Chapter 11 Outline answers to essay questions
Section 75 of the Consumer Credit Act 1974 has been applauded by consumers and consumer groups yet criticised severely by the credit industry, arguing that it is unjust and flawed.
Critically evaluate s 75 in the light of the above.
Answer
This question examines your knowledge of s 75 CCA 1974. This section makes a lender liable for a seller’s misrepresentation or breach of contract. You should explain in your answer that where the borrower has any claim against the supplier in respect of a misrepresentation or breach of contract, he shall have a “like claim” against the lender, who, with the supplier, shall be jointly and severally liable to the borrower.
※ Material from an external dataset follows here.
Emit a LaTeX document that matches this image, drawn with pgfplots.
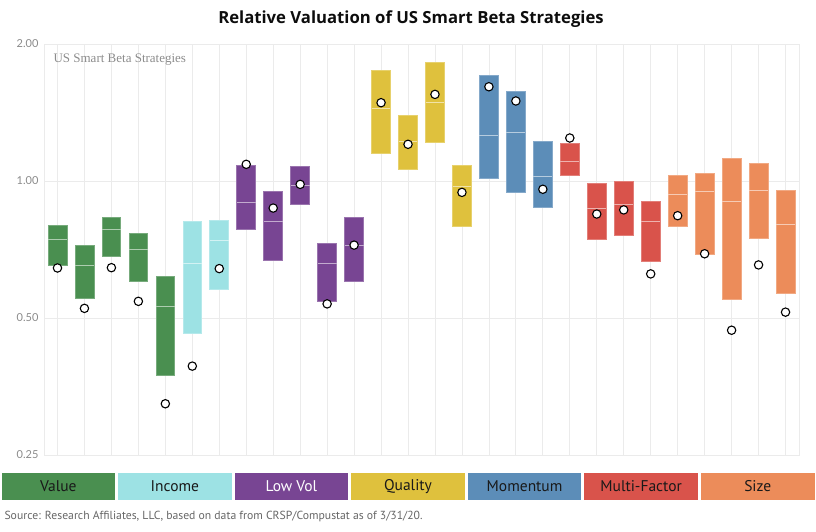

In Durkin v DSG Retail Ltd and HFC Bank Plc [2014] UKSC 21 the Supreme Court had to consider whether the ‘like claim’ provision in s 75 entitled a consumer to terminate a credit agreement where the goods purchased were defective or not in accordance with the contract of sale so as to relieve him from the obligation to make any further payments under the credit agreement. The Court held that the consumer was entitled to rescind the credit agreement but not as a result of the ‘like claim’ provision in s 71(1) but because the court will imply a term into the credit agreement to make it conditional upon the survival of the supply agreement. Therefore, the borrower, on rejecting the goods and thereby rescinding the supply agreement for breach of contract, may also rescind the credit agreement by invoking this condition.
It is important to explain that the protection provided by s 75 applies only to “borrower-lender-supplier” (“debtor-creditor-supplier”) agreements; that is, where there exists some business connection between the lender and the supplier. This must fall within s 12(b) CCA 1974 which means it must be made under pre-existing arrangements or in contemplation of future arrangements between the lender and the supplier. Furthermore, this protection only applies in the case of a single item costing more than £100 but less than £30,000 (s 75(3)(b) CCA).
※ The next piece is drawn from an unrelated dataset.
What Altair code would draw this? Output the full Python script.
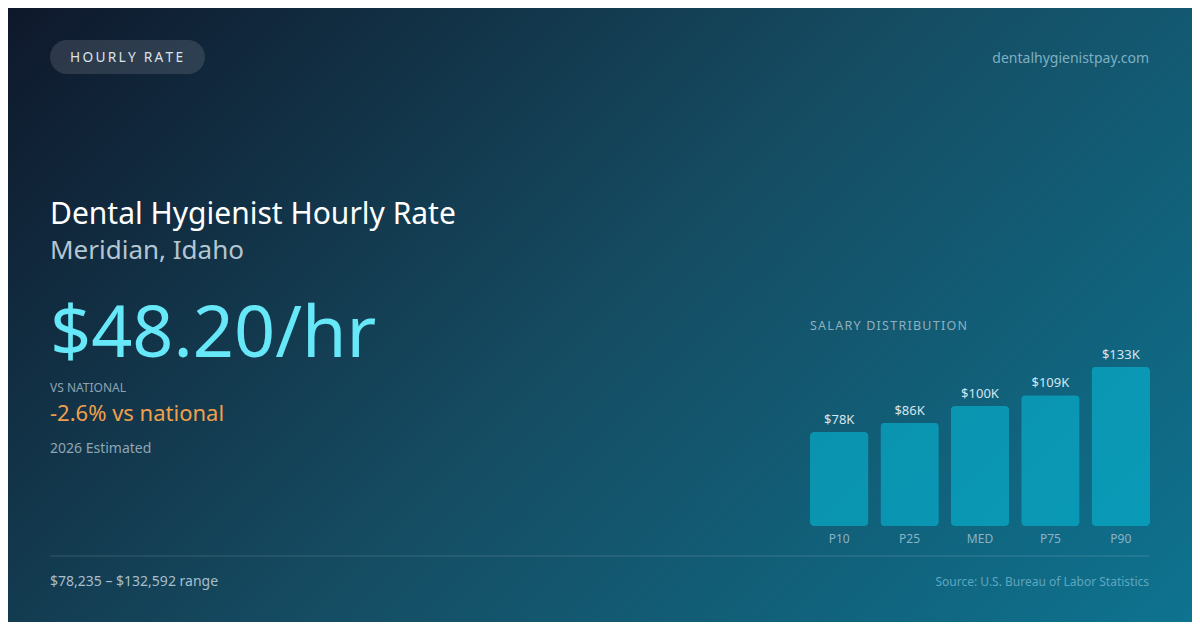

One, as yet unresolved, problem lies with the protection provided to second cardholders. The problem with a second cardholder (the authorised user) can be simply stated. s 75 (and s 56) confer rights only on the debtor. The authorised user (typically the partner of the principal cardholder) is not liable to pay the debts incurred and they are not (in ordinary parlance anyway) the borrower (debtor). However, s 189 defines ‘debtor’ rather widely as “the individual receiving credit under a consumer credit agreement ...”. Credit “includes a cash loan and any other form of financial accommodation” (s9 (1)). It could be argued, therefore, that the authorised user is a borrower for the purpose of s 75 (and s 56); although it could also be argued that since it is only the principal cardholder who is liable for the debts incurred, they are the person who receives the financial accommodation. There are, as yet, no decided cases on the matter and it is therefore uncertain whether or not a second cardholder will receive the same protection under s 75 as if they were the principal cardholder.
Not only will the lender be liable to the borrower (and possibly to second cardholders as well) but this liability also extends to foreign transactions. After some doubt whether s 75 provided protection to creditors in respect of foreign transactions it was held by the House of Lords in Office of Fair Trading v Lloyds TSB Bank Plc [2008] 1 AC 316 that it does subject only to the credit agreement being a UK credit agreement. This decision makes it plain that s 75 can assist a customer who makes a purchase abroad using his UK credit card.
The lender’s liability under s 75 is not limited to the amount of the credit. A lender will be liable for all losses provided they are not too remote. The lender may, if they wish, join the seller as a party into any claim brought by the borrower and to claim an indemnity from them (ss 75(2) and 75(5)).
It is therefore not difficult to see why s 75 has been applauded by consumers and consumer groups yet criticised severely by the credit industry which makes them jointly liable for the seller’s misrepresentation or breach of contract.